Consider three sections that appear in each document: The third section (including the Steele information), the fourth through sixth sections (including Page’s denial and more redacted information) and the conclusion. Here’s the page number where each of those appears in each document.
As time passes, more information is added to the warrant applications. The middle section — whatever it contained — kept getting larger, meaning that the section dealing with Steele’s report made up less of the overall application.
It’s worth noting, by the way, that after Steele leaked the existence of his dossier to Mother Jones in late October, the FBI cut off its relationship with him. That’s indicated in a bold-type footnote in the renewal applications.

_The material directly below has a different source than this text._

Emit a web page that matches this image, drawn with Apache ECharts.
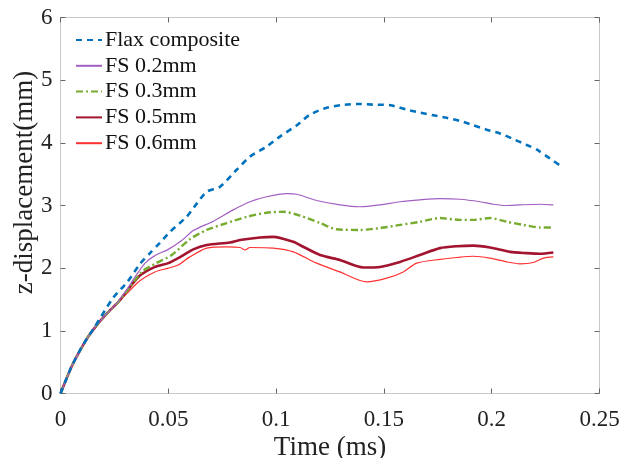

“[I]n or about October 2016, the FBI suspended its relationship with Source #1 [Steele] due to Source #1’s unauthorized disclosure of information to the press,” it reads. However: “Notwithstanding the suspension of its relationship with Source #1, the FBI assesses Source #1 to be reliable as previous reporting from Source #1 has been corroborated and used in criminal proceedings.”
In the initial application, a footnote — which appears on the page in type the same size as the rest of the warrant — indicates Steele had been a corroborated FBI source in the past about whom the FBI was unaware of any “derogatory information.”
There is a full page of footnotes that includes an exploration of the motivations behind Steele’s research, specifically noting why Steele’s “reason for conducting the research” doesn’t disqualify its validity.
You’ve noticed that Steele isn’t mentioned by name in the application and is referred to as Source #1. The critique that Steele and Fusion GPS aren’t identified by name is especially hollow because none of the key actors are. Trump is “Candidate #1.” Clinton, “Candidate #2.” The Republican Party is “Political Party #1.” Clinton, Fusion GPS, Steele and the DNC aren’t identified by name because no one is, save Page, some Russians and Papadopoulos.
The context for naming Papadopoulos isn’t clear; the document is largely redacted in the section where he’s mentioned. But that section does include two important unredacted lines: “the FBI believe that the Russian Government’s efforts are being coordinated with Page and perhaps other individuals associated with Candidate #1’s campaign,” and “Page has established relationships with Russian Government officials, including Russian intelligence officers.”
For all that we learned in the release of the memo, there’s still an enormous amount of redacted information that prevents us from getting anywhere close to a full picture of what happened. From the evidence at hand though, it’s certainly fair to assume that it’s Nunes’s memo, not the warrant application, that suffered from a stronger political bias in its creation.
We can’t entirely blame Nunes, though. In an interview with Fox News in February, he admitted that he himself hadn’t read the warrant application.